These documents do a pretty good job of documenting NASA involvement in X-24C until they pulled out for budget reasons, however the documents do not seem to be available any longer on NASA servers...

http://ntrs.nasa.gov/archive/nasa/casi.ntrs.nasa.gov/19790007769_1979007769.pdf
http://ntrs.nasa.gov/archive/nasa/casi.ntrs.nasa.gov/19790008668_1979008668.pdf

Beyond this, X-24C continued solely under USAF control.

Some say it was cancelled, others say it simply went black. It was based extensively on FDL-5 lifting body concepts, and included both a rocket engine to reach altitude and speed of mach 6-8, and a ramjet to cruise at mach 6. Lockheed engineers say their internal design designation was the L-301.

The design was extensively tested in Arnold AFB wind tunnels (there are photos in Arnold archives and online documenting this).

Here is an interesting excerpt from Avleak:

2004-01-12 Aviation Week & Space Technology, in "Industry Outlook" on page 13:

SECRET STREAKER? On the morning of Jan. 7, an aircraft using call sign "Lockheed Test 2334" told the FAA's Albuquerque Center it would be "going supersonic somewhere above Flight Level 60 [60,000 ft.]" for about 10 sec. It was flying over the Pecos Military Operating Area in eastern New Mexico at the time, transmitting on 350.350 MHz.
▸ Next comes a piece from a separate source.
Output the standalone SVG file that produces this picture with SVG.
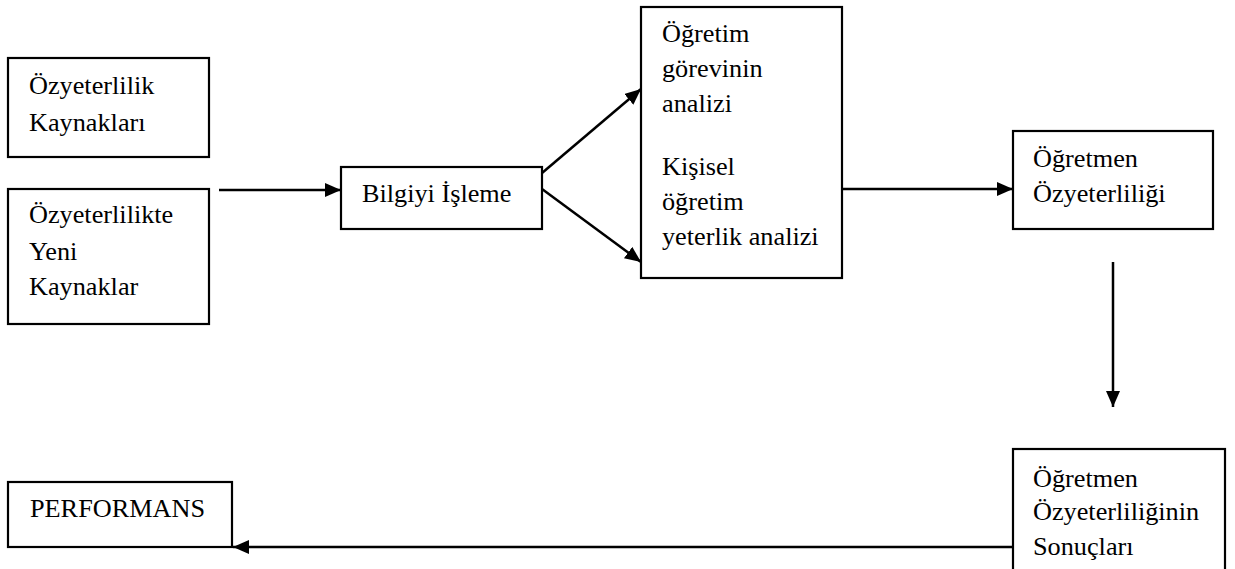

When a center controller queried, "Say aircraft type," the unidentified vehicle's pilot responded: "We are a classified type and can't reveal our true altitude." About 15min. later, the same pilot - on a different frequency (351.700 MHz.) - requested permission for a decent to 30,000 ft. and flight-following to "Las Vegas with a final destination somewhere in the Nellis Range" complex. The U.S. Air Force's super-secret Groom Lake test facility is located in the northwest portion of the Nellis AFB, Nev., ranges. The Albuquerque Center controller quipped, "Trip home a bit slower, eh?" There was no response from the classified aircraft. The radio interchanges were recorded by Steve Douglass, a "military radio monitor" hobbyist in Amarillo, Tex.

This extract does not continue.